Available data:
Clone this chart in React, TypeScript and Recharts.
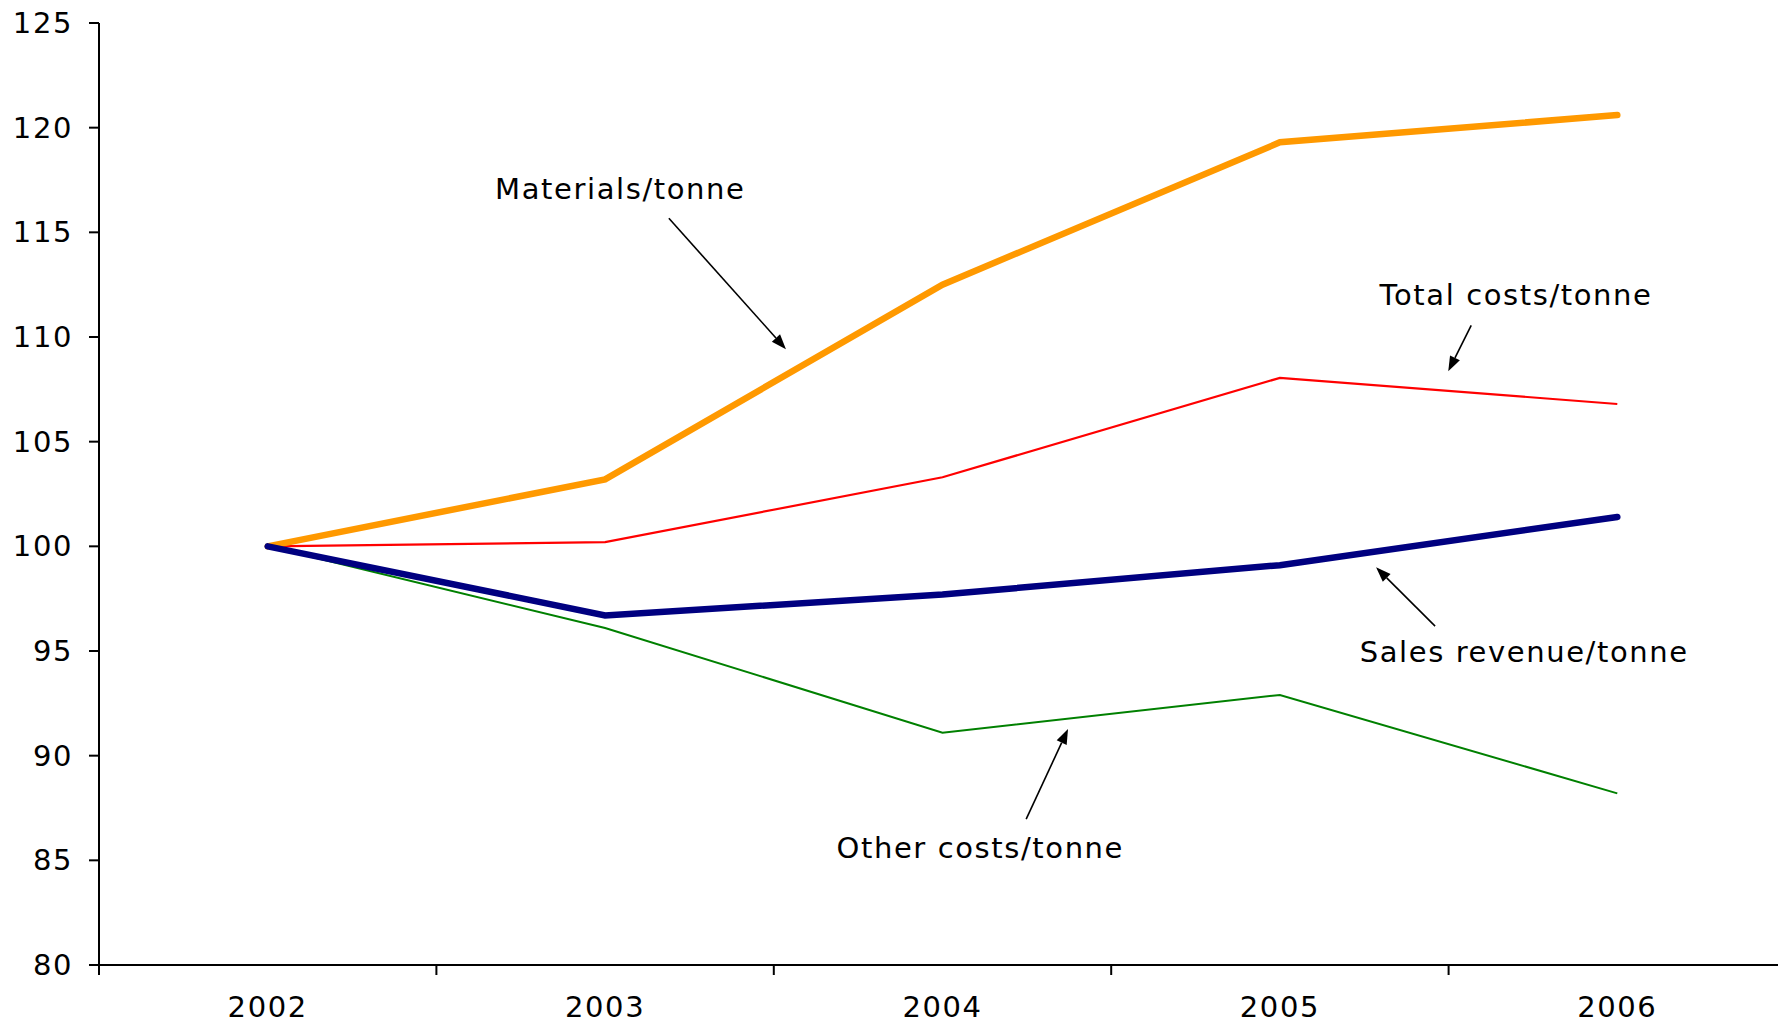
import React from "react";
import {
  LineChart,
  Line,
  XAxis,
  YAxis,
  ReferenceLine,
  ReferenceDot,
} from "recharts";

const years = ["2002", "2003", "2004", "2005", "2006"];
const materials = [100, 103.2, 112.5, 119.3, 120.6];
const totalCosts = [100, 100.2, 103.3, 108.05, 106.8];
const salesRevenue = [100, 96.7, 97.7, 99.1, 101.4];
const otherCosts = [100, 96.1, 91.1, 92.9, 88.2];
const yTicks = [80, 85, 90, 95, 100, 105, 110, 115, 120, 125];
const xTicks = [-0.5, 0, 0.5, 1, 1.5, 2, 2.5, 3, 3.5, 4, 4.5];

// annotation labels and arrows, in chart (data) units
const labels = [
  { text: "Materials/tonne", x: 1.045, y: 117.06 },
  { text: "Total costs/tonne", x: 3.7, y: 112.0 },
  { text: "Sales revenue/tonne", x: 3.724, y: 94.95 },
  { text: "Other costs/tonne", x: 2.112, y: 85.58 },
];
const arrows = [
  { from: [1.189, 115.67], to: [1.536, 109.42] },
  { from: [3.567, 110.56], to: [3.499, 108.36] },
  { from: [3.46, 96.19], to: [3.285, 99.0] },
  { from: [2.248, 86.97], to: [2.372, 91.27] },
];

const data = years.map((y, i) => ({
  x: i,
  materials: materials[i],
  total: totalCosts[i],
  sales: salesRevenue[i],
  other: otherCosts[i],
}));

const FONT = "'DejaVu Sans', Verdana, sans-serif";
const FS = 29;
const LS = 1.6;

const XTick = (props: any) => {
  const { x, y, payload } = props;
  const v = payload.value;
  if (Number.isInteger(v)) {
    return (
      <text
        x={x}
        y={y + 42}
        textAnchor="middle"
        dominantBaseline="central"
        fontSize={FS}
        letterSpacing={LS}
        fontFamily={FONT}
        fill="#000"
      >
        {years[v]}
      </text>
    );
  }
  return <line x1={x} y1={y} x2={x} y2={y + 10} stroke="#000" strokeWidth={2} />;
};

const YTick = (props: any) => {
  const { x, y, payload } = props;
  return (
    <text
      x={x}
      y={y}
      textAnchor="end"
      dominantBaseline="central"
      fontSize={FS}
      letterSpacing={LS}
      fontFamily={FONT}
      fill="#000"
    >
      {payload.value}
    </text>
  );
};

const arrowShape = (p: any) => {
  const { x1, y1, x2, y2 } = p;
  const dx = x2 - x1;
  const dy = y2 - y1;
  const len = Math.sqrt(dx * dx + dy * dy) || 1;
  const ux = dx / len;
  const uy = dy / len;
  const hl = 15;
  const hw = 5.5;
  const bx = x2 - ux * hl;
  const by = y2 - uy * hl;
  return (
    <g>
      <line x1={x1} y1={y1} x2={bx} y2={by} stroke="#000" strokeWidth={1.6} />
      <polygon
        points={`${x2},${y2} ${bx - uy * hw},${by + ux * hw} ${bx + uy * hw},${by - ux * hw}`}
        fill="#000"
      />
    </g>
  );
};

export default function App() {
  return (
    <div
      style={{
        position: "absolute",
        left: 0,
        top: 0,
        width: 1778,
        height: 1023,
        overflow: "hidden",
        background: "#fff",
      }}
    >
      <LineChart
        width={1790}
        height={1023}
        data={data}
        margin={{ top: 23, right: 4, bottom: 0, left: 0 }}
      >
        <XAxis
          dataKey="x"
          type="number"
          domain={[-0.5, 4.5]}
          ticks={xTicks}
          interval={0}
          tickSize={0}
          tickMargin={0}
          tickLine={false}
          tick={<XTick />}
          height={58}
          axisLine={{ stroke: "#000", strokeWidth: 2 }}
        />
        <YAxis
          type="number"
          domain={[80, 125]}
          ticks={yTicks}
          interval={0}
          width={99}
          tickSize={10}
          tickMargin={16}
          axisLine={{ stroke: "#000", strokeWidth: 2 }}
          tickLine={{ stroke: "#000", strokeWidth: 2 }}
          tick={<YTick />}
        />
        <Line
          dataKey="other"
          stroke="#008000"
          strokeWidth={2}
          dot={false}
          isAnimationActive={false}
        />
        <Line
          dataKey="total"
          stroke="#FF0000"
          strokeWidth={2.2}
          dot={false}
          isAnimationActive={false}
        />
        <Line
          dataKey="materials"
          stroke="#FF9900"
          strokeWidth={6.5}
          strokeLinecap="round"
          dot={false}
          isAnimationActive={false}
        />
        <Line
          dataKey="sales"
          stroke="#000080"
          strokeWidth={6.5}
          strokeLinecap="round"
          dot={false}
          isAnimationActive={false}
        />
        {arrows.map((a, i) => (
          <ReferenceLine
            key={"a" + i}
            segment={[
              { x: a.from[0], y: a.from[1] },
              { x: a.to[0], y: a.to[1] },
            ]}
            shape={arrowShape}
          />
        ))}
        {labels.map((l, i) => (
          <ReferenceDot
            key={"l" + i}
            x={l.x}
            y={l.y}
            r={0}
            shape={(p: any) => (
              <text
                x={p.cx}
                y={p.cy}
                textAnchor="middle"
                dominantBaseline="central"
                fontSize={FS}
                letterSpacing={LS}
                fontFamily={FONT}
                fill="#000"
              >
                {l.text}
              </text>
            )}
          />
        ))}
      </LineChart>
    </div>
  );
}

What you should do: Out of the material above, select every line that holds the string "React".

Response:
Clone this chart in React, TypeScript and Recharts.
import React from "react";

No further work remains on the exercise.